Written task. Answer with one number only: the number of lines that contain "this".

Code that draws figures:
Start
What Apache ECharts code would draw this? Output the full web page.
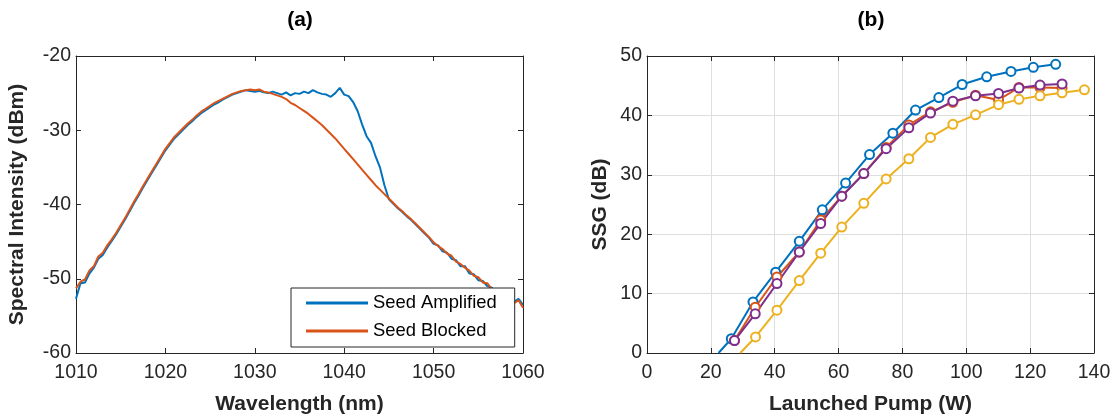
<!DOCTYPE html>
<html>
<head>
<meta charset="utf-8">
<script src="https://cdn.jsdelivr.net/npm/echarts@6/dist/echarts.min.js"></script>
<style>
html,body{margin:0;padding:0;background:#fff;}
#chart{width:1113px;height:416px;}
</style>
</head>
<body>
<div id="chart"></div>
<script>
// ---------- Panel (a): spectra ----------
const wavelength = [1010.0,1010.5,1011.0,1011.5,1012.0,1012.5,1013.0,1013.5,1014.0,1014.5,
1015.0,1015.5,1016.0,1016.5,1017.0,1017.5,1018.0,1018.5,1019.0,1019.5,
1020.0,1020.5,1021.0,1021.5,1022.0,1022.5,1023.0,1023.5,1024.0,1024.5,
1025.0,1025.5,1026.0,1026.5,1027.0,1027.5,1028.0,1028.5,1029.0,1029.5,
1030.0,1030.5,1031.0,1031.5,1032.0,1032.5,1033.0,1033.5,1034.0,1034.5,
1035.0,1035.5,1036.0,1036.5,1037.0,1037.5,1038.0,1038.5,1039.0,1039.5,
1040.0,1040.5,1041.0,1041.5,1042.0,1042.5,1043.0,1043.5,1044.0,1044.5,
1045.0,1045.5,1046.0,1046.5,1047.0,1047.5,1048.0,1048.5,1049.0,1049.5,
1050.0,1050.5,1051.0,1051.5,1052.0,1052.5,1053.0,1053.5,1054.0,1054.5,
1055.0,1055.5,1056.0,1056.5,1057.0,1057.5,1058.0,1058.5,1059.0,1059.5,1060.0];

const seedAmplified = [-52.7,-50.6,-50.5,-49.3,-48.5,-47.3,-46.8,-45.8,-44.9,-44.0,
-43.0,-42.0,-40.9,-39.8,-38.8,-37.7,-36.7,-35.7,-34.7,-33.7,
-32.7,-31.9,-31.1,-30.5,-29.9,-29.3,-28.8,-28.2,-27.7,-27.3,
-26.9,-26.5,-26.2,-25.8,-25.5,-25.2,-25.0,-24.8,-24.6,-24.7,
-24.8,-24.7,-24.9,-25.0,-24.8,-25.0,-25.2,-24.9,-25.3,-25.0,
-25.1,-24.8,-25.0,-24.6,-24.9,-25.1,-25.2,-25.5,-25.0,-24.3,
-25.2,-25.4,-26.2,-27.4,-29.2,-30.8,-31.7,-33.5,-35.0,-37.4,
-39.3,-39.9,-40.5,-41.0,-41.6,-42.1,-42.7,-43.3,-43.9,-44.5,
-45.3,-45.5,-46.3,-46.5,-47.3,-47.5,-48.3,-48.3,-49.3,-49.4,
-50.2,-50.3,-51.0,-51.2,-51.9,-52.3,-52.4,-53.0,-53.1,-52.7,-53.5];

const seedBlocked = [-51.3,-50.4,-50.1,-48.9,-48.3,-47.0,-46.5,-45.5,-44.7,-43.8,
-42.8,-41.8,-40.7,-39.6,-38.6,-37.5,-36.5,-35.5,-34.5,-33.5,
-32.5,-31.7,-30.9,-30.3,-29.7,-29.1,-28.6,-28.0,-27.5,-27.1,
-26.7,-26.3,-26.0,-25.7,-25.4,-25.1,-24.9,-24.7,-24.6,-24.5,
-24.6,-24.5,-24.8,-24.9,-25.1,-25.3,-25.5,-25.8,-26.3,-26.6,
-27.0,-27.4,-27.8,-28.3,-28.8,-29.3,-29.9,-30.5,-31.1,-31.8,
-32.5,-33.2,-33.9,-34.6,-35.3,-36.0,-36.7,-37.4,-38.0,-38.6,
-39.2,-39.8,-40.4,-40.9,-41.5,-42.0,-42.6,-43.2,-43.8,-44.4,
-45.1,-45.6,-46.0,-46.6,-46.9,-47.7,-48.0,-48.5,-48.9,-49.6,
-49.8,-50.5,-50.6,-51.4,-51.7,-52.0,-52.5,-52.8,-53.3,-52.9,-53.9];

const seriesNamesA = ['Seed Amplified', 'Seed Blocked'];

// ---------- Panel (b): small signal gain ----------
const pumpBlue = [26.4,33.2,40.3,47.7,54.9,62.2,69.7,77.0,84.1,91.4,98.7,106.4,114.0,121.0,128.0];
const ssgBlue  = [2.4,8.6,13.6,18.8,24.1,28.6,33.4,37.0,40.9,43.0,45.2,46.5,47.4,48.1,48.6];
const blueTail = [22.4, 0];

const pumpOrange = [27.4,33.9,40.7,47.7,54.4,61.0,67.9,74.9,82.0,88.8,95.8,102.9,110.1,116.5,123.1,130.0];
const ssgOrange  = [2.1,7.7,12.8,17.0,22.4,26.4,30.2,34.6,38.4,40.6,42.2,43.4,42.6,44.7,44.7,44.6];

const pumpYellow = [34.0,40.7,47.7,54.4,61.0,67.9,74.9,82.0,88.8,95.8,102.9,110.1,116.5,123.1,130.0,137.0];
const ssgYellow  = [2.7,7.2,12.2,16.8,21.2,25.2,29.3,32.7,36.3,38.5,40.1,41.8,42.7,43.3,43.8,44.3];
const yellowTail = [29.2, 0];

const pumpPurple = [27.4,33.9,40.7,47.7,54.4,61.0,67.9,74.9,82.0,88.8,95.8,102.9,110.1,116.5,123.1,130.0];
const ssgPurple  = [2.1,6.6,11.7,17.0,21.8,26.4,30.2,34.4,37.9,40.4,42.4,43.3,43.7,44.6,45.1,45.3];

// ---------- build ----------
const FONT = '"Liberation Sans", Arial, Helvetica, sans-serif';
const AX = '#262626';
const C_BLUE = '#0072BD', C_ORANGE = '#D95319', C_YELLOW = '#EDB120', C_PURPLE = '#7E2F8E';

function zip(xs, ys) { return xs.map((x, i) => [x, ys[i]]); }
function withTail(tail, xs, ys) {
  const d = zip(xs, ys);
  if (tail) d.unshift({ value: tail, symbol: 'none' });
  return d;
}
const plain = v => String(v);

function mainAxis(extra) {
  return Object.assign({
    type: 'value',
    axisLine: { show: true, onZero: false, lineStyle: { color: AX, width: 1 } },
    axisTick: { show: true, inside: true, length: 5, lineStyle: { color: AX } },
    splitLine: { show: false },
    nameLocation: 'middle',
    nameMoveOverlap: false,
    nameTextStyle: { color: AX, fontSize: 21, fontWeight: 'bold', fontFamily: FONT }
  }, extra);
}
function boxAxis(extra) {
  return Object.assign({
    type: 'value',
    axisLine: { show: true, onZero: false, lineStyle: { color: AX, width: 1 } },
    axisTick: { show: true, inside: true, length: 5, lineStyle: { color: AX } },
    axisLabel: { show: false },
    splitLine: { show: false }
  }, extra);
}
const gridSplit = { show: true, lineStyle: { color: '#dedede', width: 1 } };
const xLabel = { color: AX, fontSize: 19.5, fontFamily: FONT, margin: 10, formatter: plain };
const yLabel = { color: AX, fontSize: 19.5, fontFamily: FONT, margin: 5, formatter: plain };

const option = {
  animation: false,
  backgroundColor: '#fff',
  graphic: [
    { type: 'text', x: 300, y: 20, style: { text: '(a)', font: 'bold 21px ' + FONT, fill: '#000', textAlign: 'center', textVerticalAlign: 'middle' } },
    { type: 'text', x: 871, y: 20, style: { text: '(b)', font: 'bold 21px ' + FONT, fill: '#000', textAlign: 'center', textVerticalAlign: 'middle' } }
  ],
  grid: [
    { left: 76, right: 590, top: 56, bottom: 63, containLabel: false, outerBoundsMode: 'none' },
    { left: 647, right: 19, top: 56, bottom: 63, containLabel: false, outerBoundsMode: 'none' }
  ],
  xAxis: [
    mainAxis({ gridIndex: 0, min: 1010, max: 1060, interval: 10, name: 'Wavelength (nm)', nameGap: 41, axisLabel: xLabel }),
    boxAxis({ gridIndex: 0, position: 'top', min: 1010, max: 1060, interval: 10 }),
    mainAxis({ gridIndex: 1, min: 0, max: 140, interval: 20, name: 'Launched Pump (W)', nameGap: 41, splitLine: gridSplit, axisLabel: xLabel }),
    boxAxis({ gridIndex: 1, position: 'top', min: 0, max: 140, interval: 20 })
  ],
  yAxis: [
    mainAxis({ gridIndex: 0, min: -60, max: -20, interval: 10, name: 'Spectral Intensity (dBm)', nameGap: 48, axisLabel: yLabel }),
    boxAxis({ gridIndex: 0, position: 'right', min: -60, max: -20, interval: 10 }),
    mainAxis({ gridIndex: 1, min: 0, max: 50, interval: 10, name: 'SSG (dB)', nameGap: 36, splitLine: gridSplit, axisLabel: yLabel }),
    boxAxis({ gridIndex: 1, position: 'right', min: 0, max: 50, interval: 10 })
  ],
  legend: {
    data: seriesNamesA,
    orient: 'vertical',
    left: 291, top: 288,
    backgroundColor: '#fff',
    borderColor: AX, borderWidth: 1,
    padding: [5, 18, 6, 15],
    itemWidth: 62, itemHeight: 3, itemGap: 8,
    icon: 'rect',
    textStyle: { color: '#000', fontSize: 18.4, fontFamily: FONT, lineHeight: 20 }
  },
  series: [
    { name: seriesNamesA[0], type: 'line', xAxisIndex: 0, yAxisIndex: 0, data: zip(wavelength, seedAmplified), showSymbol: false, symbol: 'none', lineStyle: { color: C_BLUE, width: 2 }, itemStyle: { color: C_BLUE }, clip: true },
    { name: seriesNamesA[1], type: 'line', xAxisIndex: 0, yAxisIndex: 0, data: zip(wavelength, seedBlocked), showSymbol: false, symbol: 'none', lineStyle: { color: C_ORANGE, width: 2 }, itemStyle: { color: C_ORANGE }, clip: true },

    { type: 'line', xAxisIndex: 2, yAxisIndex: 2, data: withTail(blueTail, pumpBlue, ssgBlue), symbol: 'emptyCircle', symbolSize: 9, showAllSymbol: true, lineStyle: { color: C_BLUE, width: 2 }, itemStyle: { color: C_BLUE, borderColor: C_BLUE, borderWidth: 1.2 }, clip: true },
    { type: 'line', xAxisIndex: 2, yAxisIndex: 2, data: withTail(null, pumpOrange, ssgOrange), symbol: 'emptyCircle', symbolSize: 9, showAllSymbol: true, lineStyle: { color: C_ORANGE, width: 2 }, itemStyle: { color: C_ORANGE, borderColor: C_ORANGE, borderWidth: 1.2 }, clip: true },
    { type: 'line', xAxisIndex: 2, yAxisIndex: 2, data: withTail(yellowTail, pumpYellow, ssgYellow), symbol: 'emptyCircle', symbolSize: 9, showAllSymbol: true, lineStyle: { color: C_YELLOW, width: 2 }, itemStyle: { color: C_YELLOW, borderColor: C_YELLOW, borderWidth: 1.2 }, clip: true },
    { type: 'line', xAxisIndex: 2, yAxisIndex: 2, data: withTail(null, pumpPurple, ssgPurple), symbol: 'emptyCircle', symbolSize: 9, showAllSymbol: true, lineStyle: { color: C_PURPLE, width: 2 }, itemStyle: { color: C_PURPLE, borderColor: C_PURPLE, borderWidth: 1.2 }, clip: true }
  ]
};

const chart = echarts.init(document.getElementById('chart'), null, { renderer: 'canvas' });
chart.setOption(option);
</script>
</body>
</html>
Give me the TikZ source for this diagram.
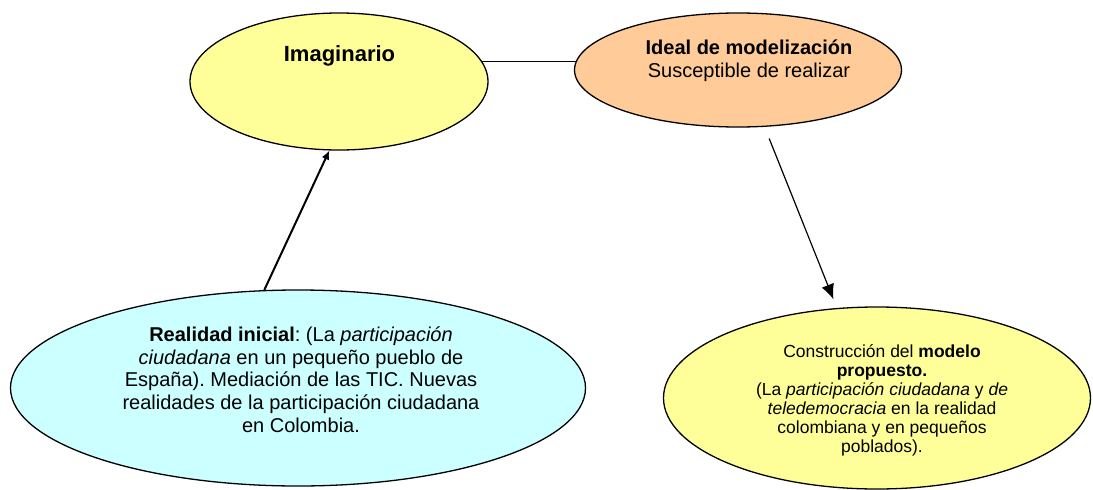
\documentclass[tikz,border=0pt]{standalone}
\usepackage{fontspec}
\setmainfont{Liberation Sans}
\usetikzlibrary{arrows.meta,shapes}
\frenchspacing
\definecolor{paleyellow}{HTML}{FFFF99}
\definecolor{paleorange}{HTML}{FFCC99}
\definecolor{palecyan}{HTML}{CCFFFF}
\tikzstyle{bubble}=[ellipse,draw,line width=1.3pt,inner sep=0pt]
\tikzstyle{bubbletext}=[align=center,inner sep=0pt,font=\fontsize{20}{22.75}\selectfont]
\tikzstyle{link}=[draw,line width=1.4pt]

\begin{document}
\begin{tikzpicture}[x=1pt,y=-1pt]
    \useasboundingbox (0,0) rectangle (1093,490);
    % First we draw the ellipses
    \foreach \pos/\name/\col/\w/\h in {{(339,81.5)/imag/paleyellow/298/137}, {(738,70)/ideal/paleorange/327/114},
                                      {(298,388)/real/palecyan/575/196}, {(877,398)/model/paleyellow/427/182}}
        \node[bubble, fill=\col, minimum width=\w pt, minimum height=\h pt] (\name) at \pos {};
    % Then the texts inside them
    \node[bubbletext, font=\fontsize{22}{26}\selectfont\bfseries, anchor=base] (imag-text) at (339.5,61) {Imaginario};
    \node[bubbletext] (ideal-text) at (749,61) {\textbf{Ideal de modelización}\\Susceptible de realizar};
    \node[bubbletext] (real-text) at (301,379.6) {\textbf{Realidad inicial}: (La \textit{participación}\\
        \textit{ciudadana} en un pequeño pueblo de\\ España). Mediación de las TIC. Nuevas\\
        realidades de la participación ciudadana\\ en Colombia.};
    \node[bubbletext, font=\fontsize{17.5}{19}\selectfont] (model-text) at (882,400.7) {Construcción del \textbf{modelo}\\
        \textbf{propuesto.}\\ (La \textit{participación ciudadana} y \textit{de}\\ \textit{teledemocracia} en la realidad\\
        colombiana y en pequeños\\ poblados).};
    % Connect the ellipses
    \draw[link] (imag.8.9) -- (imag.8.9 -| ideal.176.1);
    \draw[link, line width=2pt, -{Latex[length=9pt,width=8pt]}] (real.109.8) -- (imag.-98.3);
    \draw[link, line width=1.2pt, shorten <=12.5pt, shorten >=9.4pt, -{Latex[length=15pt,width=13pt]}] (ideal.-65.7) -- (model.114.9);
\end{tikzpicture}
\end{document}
End
Full solution. 2